U.S. farms sold more than $11 billion worth of certified organic commodities in 2021, an increase of 13 percent over the 2019 total of $9.9 billion, according to numbers released by the National Agricultural Statistics Service.

And nowhere was that more evident than in California.

With $3.6 billion in certified organic commodity sales, California continued to lead the nation, accounting for 32 percent of the nation’s total.

Washington ($1.14 billion), Pennsylvania ($1.09 billion), Texas ($572 million), and Oregon ($386 million) rounded out the top five states for overall organic sales.

Organic production encompasses a wide range of commodities. Of the total 2021 sales, $6.1 billion came from crops, $2.9 billion from livestock and poultry products (primarily milk and eggs), and $2.2 billion from livestock and poultry.

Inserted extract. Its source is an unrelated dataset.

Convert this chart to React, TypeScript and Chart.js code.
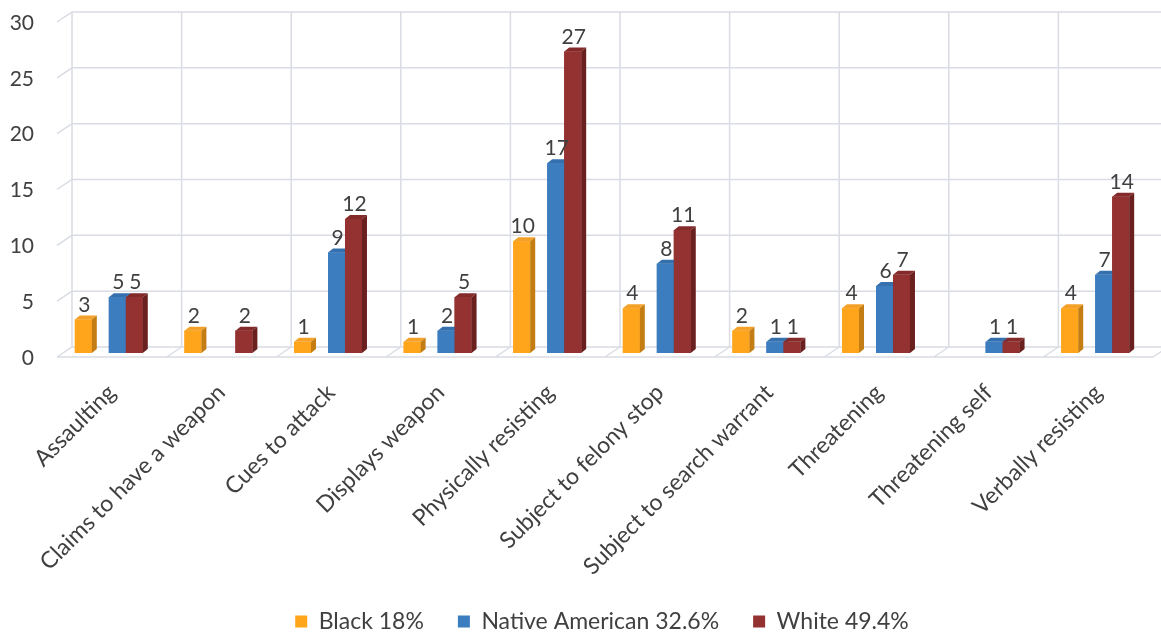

Between 2019 and 2021, the number of certified organic farms with organic production in the country increased 5 percent to 17,445, and the number of certified acres decreased 11 percent to 4.9 million.

Sedric and Michelle Drake of Turlock founded Drake’s Greens in 2020. Their microgreens, grown solely with water, organic soil and ocean-based fertilizer, have become wildly popular. They are currently in the process of becoming a certified organic grower.

“We’ve experienced more people asking about our practices and how we grow,” said Michelle Drake, alluding to the growing popularity of organic products. “We grow organic, we just don’t have the certified designation yet. We’re in the process right now of becoming certified. We’ve definitely felt the push to begin the process to obtain that designation on our label.”

Certified organic cropland increased 3 percent to 3.6 million acres while certified organic pastureland declined 36 percent to 1.3 million acres. 

Again, California led the way — in both number of farms and acres, with 3,061 certified farms and 813,710 acres.

The Golden State accounted for 17 percent of total U.S. certified organic land. Only three other states had more than 1,000 certified organic farms: Wisconsin (1,455), New York (1,407) and Pennsylvania (1,125). 

Ten states accounted for roughly three-fourths (73 percent) of 2021 sales.

The top sectors and commodities in value of sales for 2021 were:

* Livestock and poultry — $2.9 billion, up 15 percent (milk topped this category at $1.6 billion, up 3 percent)

* Vegetables — $1.9 billion, down 8 percent (lettuce was the biggest drag on this category, falling 31 percent to $276 million)

* Fruits, tree nuts, berries — $2.2 billion, up 9 percent (apples topped this category, rising 32 percent to $629 million)

* Livestock and poultry — $2.2 billion, up 32 percent (boiler chickens, at $1.5 billion, rose 32 percent)

* Field crops — $1.5 billion, up 27 percent (corn for grain rose 53 percent to $424 million).

A growing awareness of the adverse effects of chemical fertilizers, pesticides, antibiotics, and other substances in conventional farming is contributing to the shift toward organic farming. Between 2014 and 2020, California farmland in organic production increased 22 percent, from 1,796,080 acres to 2,186,551 acres, according to California Department of Food and Agriculture.

California currently has an estimated 7.35 million acres of irrigated cropland, of which, 460,000 acres — roughly 6 percent — is certified as organic.